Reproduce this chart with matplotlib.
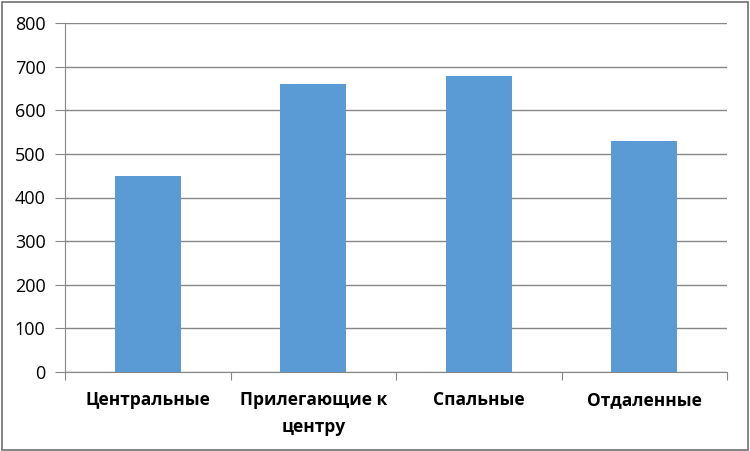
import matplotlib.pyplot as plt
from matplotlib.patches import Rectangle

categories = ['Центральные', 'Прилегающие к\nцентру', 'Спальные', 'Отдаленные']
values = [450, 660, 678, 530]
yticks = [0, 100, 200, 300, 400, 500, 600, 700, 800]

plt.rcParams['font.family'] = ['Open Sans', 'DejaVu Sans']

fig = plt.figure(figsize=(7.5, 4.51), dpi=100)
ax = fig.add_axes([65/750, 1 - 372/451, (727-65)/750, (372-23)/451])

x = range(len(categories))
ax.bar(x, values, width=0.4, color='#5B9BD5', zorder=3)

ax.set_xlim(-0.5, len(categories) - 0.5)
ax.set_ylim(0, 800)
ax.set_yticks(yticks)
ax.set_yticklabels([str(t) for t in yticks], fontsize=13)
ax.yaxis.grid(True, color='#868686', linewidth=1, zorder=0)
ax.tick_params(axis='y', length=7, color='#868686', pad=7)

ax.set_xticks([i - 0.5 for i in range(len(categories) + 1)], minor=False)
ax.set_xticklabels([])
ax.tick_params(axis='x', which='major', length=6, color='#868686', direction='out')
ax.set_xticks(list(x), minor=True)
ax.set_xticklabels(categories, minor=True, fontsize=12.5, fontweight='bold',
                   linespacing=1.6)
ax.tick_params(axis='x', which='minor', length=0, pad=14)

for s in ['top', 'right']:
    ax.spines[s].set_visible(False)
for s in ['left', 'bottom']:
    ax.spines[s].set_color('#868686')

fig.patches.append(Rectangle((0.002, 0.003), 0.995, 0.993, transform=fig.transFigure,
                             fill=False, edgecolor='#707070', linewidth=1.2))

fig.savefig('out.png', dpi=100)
===
REQUIREMENT: Copy the data exactly. Any picture it contains is to be omitted.

EXERCISE RESULT:
Reproduce this chart with matplotlib.
import matplotlib.pyplot as plt
from matplotlib.patches import Rectangle

categories = ['Центральные', 'Прилегающие к\nцентру', 'Спальные', 'Отдаленные']
values = [450, 660, 678, 530]
yticks = [0, 100, 200, 300, 400, 500, 600, 700, 800]

plt.rcParams['font.family'] = ['Open Sans', 'DejaVu Sans']

fig = plt.figure(figsize=(7.5, 4.51), dpi=100)
ax = fig.add_axes([65/750, 1 - 372/451, (727-65)/750, (372-23)/451])

x = range(len(categories))
ax.bar(x, values, width=0.4, color='#5B9BD5', zorder=3)

ax.set_xlim(-0.5, len(categories) - 0.5)
ax.set_ylim(0, 800)
ax.set_yticks(yticks)
ax.set_yticklabels([str(t) for t in yticks], fontsize=13)
ax.yaxis.grid(True, color='#868686', linewidth=1, zorder=0)
ax.tick_params(axis='y', length=7, color='#868686', pad=7)

ax.set_xticks([i - 0.5 for i in range(len(categories) + 1)], minor=False)
ax.set_xticklabels([])
ax.tick_params(axis='x', which='major', length=6, color='#868686', direction='out')
ax.set_xticks(list(x), minor=True)
ax.set_xticklabels(categories, minor=True, fontsize=12.5, fontweight='bold',
                   linespacing=1.6)
ax.tick_params(axis='x', which='minor', length=0, pad=14)

for s in ['top', 'right']:
    ax.spines[s].set_visible(False)
for s in ['left', 'bottom']:
    ax.spines[s].set_color('#868686')

fig.patches.append(Rectangle((0.002, 0.003), 0.995, 0.993, transform=fig.transFigure,
                             fill=False, edgecolor='#707070', linewidth=1.2))

fig.savefig('out.png', dpi=100)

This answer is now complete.